We'd leave our troubles behind and celebrate life through that music. It is the music of my childhood, the music that takes me back.

And I'm convinced that Jack, Georgie, and Phillip are great dancers simply because we made them start at such an early age. (I am also convinced that they wanted to do the jitterbug....there was no forcing needed.)

Friday, May 3, 2013

A Realized Hero

The doctor's told my mom that after his seizures, Bill would never walk or talk.

They didn't count on his quiet, strong, and consistent determination.

It's probably a good thing Bill was too young to understand the experts thought he wouldn't grow like normal kids. The power of suggestion is so very strong. Most of the time we are battling our own ability to cope with our self-image and self-concept. We do have the power to affect how others see themselves, but only if we are giving them that power. Therefore, I am most grateful Bill was an infant when my parents received this news. Of course, he is so quietly stubborn, that I highly doubt he would've failed anyway.

It did take awhile. He wasn't crawling until he was two. (I think some of that was because he was either on my hip or my mother's.)

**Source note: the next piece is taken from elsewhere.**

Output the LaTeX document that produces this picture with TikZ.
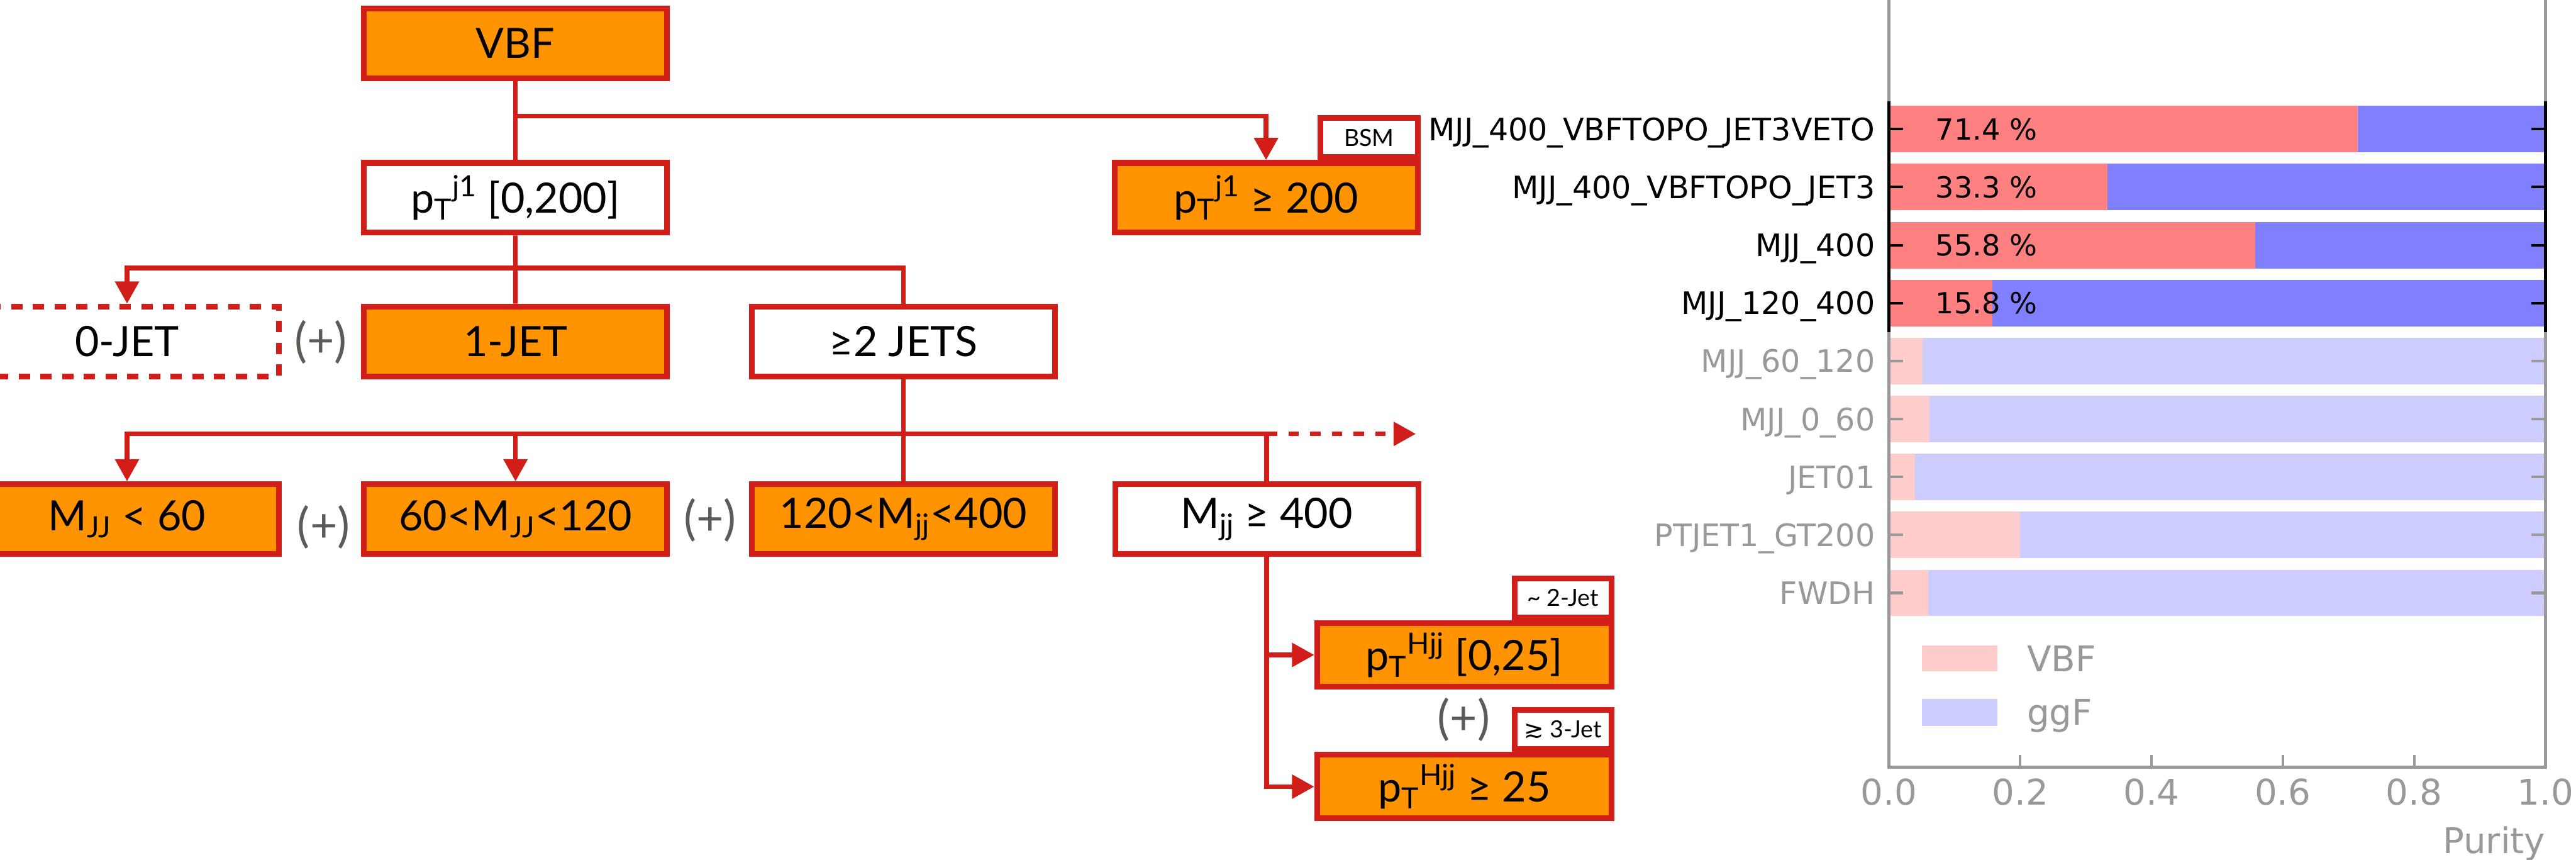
\documentclass[tikz,border=0pt]{standalone}
\usepackage{fontspec}
\setmainfont{Lato}
\newfontfamily\dejavu{DejaVu Sans}
\usetikzlibrary{arrows.meta, positioning}

\definecolor{catred}{RGB}{210,30,24}
\definecolor{catorange}{RGB}{255,148,0}
\definecolor{plusgray}{RGB}{94,90,87}
\definecolor{axisgray}{RGB}{153,153,153}
\definecolor{vbfred}{RGB}{255,128,128}
\definecolor{ggfblue}{RGB}{128,128,255}
\definecolor{vbflight}{RGB}{255,204,204}
\definecolor{ggflight}{RGB}{204,204,255}

\begin{document}
\begin{tikzpicture}[x=0.01cm, y=-0.01cm]
    \tikzstyle{catbox}=[draw=catred, line width=0.11cm, fill=catorange, minimum width=5.87cm, minimum height=1.35cm, inner sep=0pt, font=\fontsize{23}{27}\selectfont]
    \tikzstyle{openbox}=[catbox, fill=white]
    \tikzstyle{zerobox}=[openbox, dash pattern=on 0.22cm off 0.2cm]
    \tikzstyle{hjjbox}=[catbox, minimum width=5.70cm, minimum height=1.23cm]
    \tikzstyle{tagbox}=[draw=catred, line width=0.11cm, fill=white, minimum width=1.88cm, minimum height=0.76cm, inner sep=0pt, font=\fontsize{13}{15}\selectfont]
    \tikzstyle{plussign}=[text=plusgray, inner sep=0pt, font=\fontsize{26}{30}\selectfont]
    \tikzstyle{flowline}=[draw=catred, line width=0.09cm]
    \tikzstyle{flowarrow}=[-{Triangle[length=0.43cm, width=0.45cm]}]
    \tikzstyle{rowlabel}=[anchor=base east, inner sep=0pt, font=\dejavu\fontsize{17}{20}\selectfont]
    \tikzstyle{pctlabel}=[anchor=base west, inner sep=0pt, font=\dejavu\fontsize{16}{19}\selectfont]
    \tikzstyle{axislabel}=[text=axisgray, inner sep=0pt, font=\dejavu\fontsize{19.5}{23}\selectfont]

    \clip (0,0) rectangle (4989,1665);

    % Category tree
    \node[catbox] (vbf) at (998, 84) {VBF};
    \node[openbox] (ptlow) at (998, 383) {p\textsubscript{T}\textsuperscript{j1} [0,200]};
    \node[catbox] (pthigh) at (2452, 383) {p\textsubscript{T}\textsuperscript{j1} ≥ 200};
    \node[tagbox, anchor=south east] (bsm) at (pthigh.north east) {BSM};

    \node[zerobox] (zerojet) at (246, 661) {0-JET};
    \node[catbox, right=1.54cm of zerojet] (onejet) {1-JET};
    \node[openbox, right=1.53cm of onejet] (twojet) {≥2 JETS};
    \node[plussign] (plusa) at (621, 663) {(+)};

    \node[catbox] (mjja) at (246, 1005) {M\textsubscript{JJ} < 60};
    \node[catbox, right=1.54cm of mjja] (mjjb) {60<M\textsubscript{JJ}<120};
    \node[catbox, right=1.53cm of mjjb] (mjjc) {120<M\textsubscript{jj}<400};
    \node[openbox, right=1.05cm of mjjc] (mjjd) {M\textsubscript{jj} ≥ 400};
    \node[plussign] (plusb) at (627, 1020) {(+)};
    \node[plussign] (plusc) at (1375, 1007) {(+)};

    \node[hjjbox] (pthjjlow) at (2836, 1268) {p\textsubscript{T}\textsuperscript{Hjj} [0,25]};
    \node[hjjbox] (pthjjhigh) at (2836, 1523) {p\textsubscript{T}\textsuperscript{Hjj} ≥ 25};
    \node[tagbox, anchor=south east] (twojettag) at (pthjjlow.north east) {\textasciitilde{} 2-Jet};
    \node[tagbox, anchor=south east] (threejettag) at (pthjjhigh.north east) {{\dejavu ≳} 3-Jet};
    \node[plussign] (plusd) at (2835, 1393) {(+)};

    % Connectors
    \coordinate (vbfsplit) at (998, 225);
    \draw[flowline] (vbf) -- (ptlow);
    \draw[flowline, flowarrow] (vbfsplit) -| (pthigh.north);

    \coordinate (jetsplit) at (998, 519);
    \draw[flowline] (ptlow) -- (onejet);
    \draw[flowline, flowarrow] (jetsplit) -| (zerojet.north);
    \draw[flowline] (jetsplit) -| (twojet.north);

    \coordinate (mjjsplit) at (1749, 840);
    \coordinate (mjjmore) at (2742, 840);
    \draw[flowline] (twojet) -- (mjjc);
    \draw[flowline, flowarrow] (mjjsplit) -| (mjja.north);
    \draw[flowline, flowarrow] (mjjsplit -| mjjb.north) -- (mjjb.north);
    \draw[flowline] (mjjsplit) -| (mjjd.north);
    \draw[flowline, flowarrow, dash pattern=on 0.2cm off 0.22cm] (mjjsplit -| mjjd.north) -- (mjjmore);

    \draw[flowline, flowarrow] (mjjd.south) |- (pthjjhigh.west);
    \draw[flowline, flowarrow] (mjjd.south |- pthjjlow.west) -- (pthjjlow.west);

    % Purity bars, selected categories
    \foreach \lab/\share/\pct [count=\i] in {MJJ\_400\_VBFTOPO\_JET3VETO/0.714/71.4, MJJ\_400\_VBFTOPO\_JET3/0.333/33.3, MJJ\_400/0.558/55.8, MJJ\_120\_400/0.158/15.8} {
        \pgfmathsetmacro{\yc}{250+112.25*(\i-1)}
        \fill[vbfred] (3658, \yc-45) rectangle ({3658+1272*\share}, \yc+45);
        \fill[ggfblue] ({3658+1272*\share}, \yc-45) rectangle (4930, \yc+45);
        \node[rowlabel] (row\i) at (3632, \yc+22) {\lab};
        \node[pctlabel] (pct\i) at (3748, \yc+21) {\pct~\%};
        \draw[line width=0.05cm] (3658, \yc) -- ++(28, 0);
        \draw[line width=0.05cm] (4930, \yc) -- ++(-28, 0);
    }

    % Purity bars, other categories
    \foreach \lab/\share [count=\i from 5] in {MJJ\_60\_120/0.051, MJJ\_0\_60/0.062, JET01/0.040, PTJET1\_GT200/0.200, FWDH/0.060} {
        \pgfmathsetmacro{\yc}{250+112.25*(\i-1)}
        \fill[vbflight] (3658, \yc-45) rectangle ({3658+1272*\share}, \yc+45);
        \fill[ggflight] ({3658+1272*\share}, \yc-45) rectangle (4930, \yc+45);
        \node[rowlabel, text=axisgray] (row\i) at (3632, \yc+22) {\lab};
        \draw[axisgray, line width=0.05cm] (3658, \yc) -- ++(28, 0);
        \draw[axisgray, line width=0.05cm] (4930, \yc) -- ++(-28, 0);
    }

    % Axes frame
    \draw[axisgray, line width=0.06cm] (3658, 0) -- (3658, 196);
    \draw[axisgray, line width=0.06cm] (4930, 0) -- (4930, 196);
    \draw[line width=0.06cm] (3658, 196) -- (3658, 643);
    \draw[line width=0.06cm] (4930, 196) -- (4930, 643);
    \draw[axisgray, line width=0.06cm] (3658, 643) -- (3658, 1485) -- (4930, 1485) -- (4930, 643);
    \foreach \t in {0.2, 0.4, 0.6, 0.8}
        \draw[axisgray, line width=0.05cm] ({3658+1272*\t}, 1485) -- ++(0, -24);
    \foreach \t [count=\k] in {0.0, 0.2, 0.4, 0.6, 0.8, 1.0}
        \node[axislabel, anchor=base] (tick\k) at ({3658+1272*\t}, 1559) {\t};
    \node[axislabel, anchor=base east] (xtitle) at (4930, 1652) {Purity};

    % Legend
    \fill[vbflight] (3722, 1250) rectangle (3868, 1299);
    \fill[ggflight] (3722, 1353) rectangle (3868, 1405);
    \node[axislabel, anchor=base west] (legvbf) at (3925, 1300) {VBF};
    \node[axislabel, anchor=base west] (legggf) at (3925, 1404) {ggF};
\end{tikzpicture}
\end{document}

He didn't really talk until he was two. Even then, it was a funny language. But we figured it out:

1) Does (pronounced doughs) was girls. Mom would say, "Bill, go get the girls." He would call, "Does!"

2) Pisten was his word for Maria.

3) Chiyi was his word for Wendy.

4) Mama Doe was his word for me.

5) When he didn't like his food, he'd dump it in his milk. (Okay, that one was pretty easy to figure out.)

6) Every morning he had a fit with crying and all sorts of carrying on. We figured out his socks had to be perfectly straight.

7) When he was ready for a nap, he'd fall to the floor and start pushing his head around on the carpet.

8) His "Dukes of Hazzard" matchbox cars had to be in a perfectly straight line on his window sill.

9) Mom had to carry an extra set of these cars in her purse.

He was the cutest thing ever. He might've learned to speak clearer quicker if it hadn't been for us. We knew what he was trying to say and always translated for him. Therefore, he didn't always have the opportunity to work on it.

But he prevailed. And learned to talk. And learned to walk. And run. And kick a ball -- which would become very important.

After my dad, he is my hero. He overcame major difficulties with silent strength and a calm outlook. I'll always look up to him, my baby brother, Bill.